Berapa pendapatannya?

Tak disangka, dari menulis di platform digital ia mengantongi cuan mendekati angka satu miliar rupiah sejak tahun 2021 hingga sekarang. Sebuah angka yang fantastis, sulit dibayangkan, bahkan untuk profesi penulis di negeri ini. Dari uang menulis itu, ia bisa melaksanakan umroh ke Tanah Suci, memperbaiki rumah, dan menyekolahkan anak-anaknya dengan lebih baik.

Namun, yang paling menarik bagi saya bukan semata kisah sukses finansialnya, melainkan etos kerja dan keyakinan yang ia tanamkan. Nilam tidak pernah melihat status “ibu rumah tangga” sebagai penghalang untuk berkarya. Justru dari rumah, di tengah kesibukan memasak dan mengurus anak, ia membangun dunia kata demi kata, bab demi bab.

“Saya yakin bisa hidup dari menulis,” ujarnya tegas. Keyakinan itu terbukti benar.

Dalam setiap percakapan kami, Nilam selalu menekankan bahwa menulis di era digital bukan hanya soal karya, tapi juga soal membangun koneksi dan memahami pasar pembaca. Ia belajar menganalisis tren bacaan, gaya narasi yang digemari pembaca milenial, dan memanfaatkan media sosial untuk berinteraksi langsung dengan mereka. Ia sadar, penulis zaman sekarang bukan hanya pencipta cerita, tetapi juga manajer bagi karyanya sendiri.

Ia juga rajin berbagi pengalaman kepada penulis pemula, baik lewat komunitas maupun workshop. Katanya, “Gabung dengan komunitas penulis itu penting.

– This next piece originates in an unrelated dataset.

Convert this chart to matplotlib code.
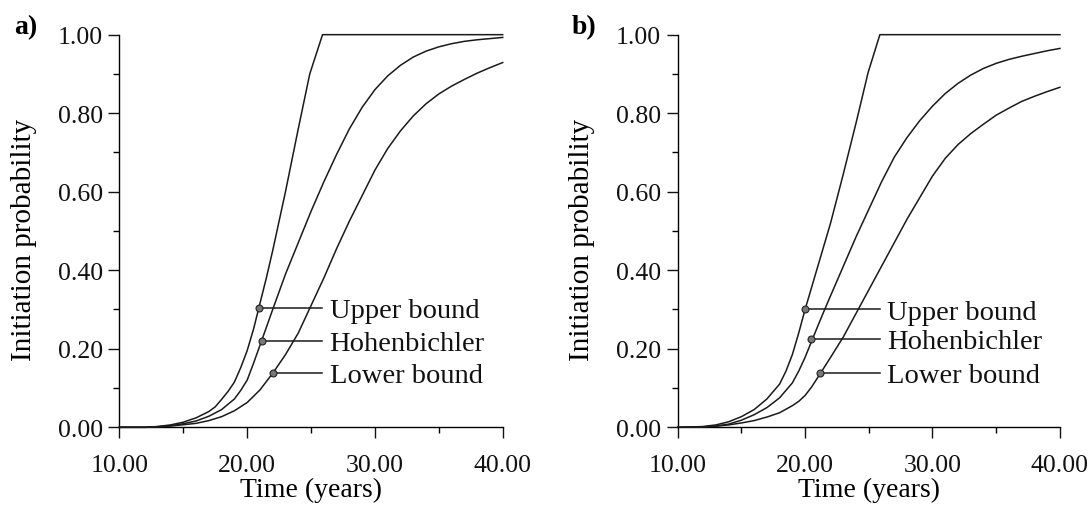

Di sana kita belajar, saling menyemangati, dan membuka peluang kolaborasi.” Ia percaya, menulis bukan sekadar urusan bakat, melainkan soal disiplin dan konsistensi.

Setiap hari ia menulis minimal dua ribu kata, bahkan saat sakit atau sedang bepergian. “Saya tidak mau kehilangan momentum,” katanya.

Bagi Nilam, keberhasilan bukanlah keberuntungan semata. Ia hasil dari kerja keras, ketekunan, dan kesediaan untuk terus belajar. Ia tidak takut menerima kritik, bahkan mencari kritik yang membangun.

“Kalau kita berhenti belajar, kita akan ketinggalan,” ucapnya.

Ia selalu mengikuti perkembangan dunia kepenulisan digital, memahami sistem royalti, dan menjaga hak cipta agar karyanya tetap terlindungi.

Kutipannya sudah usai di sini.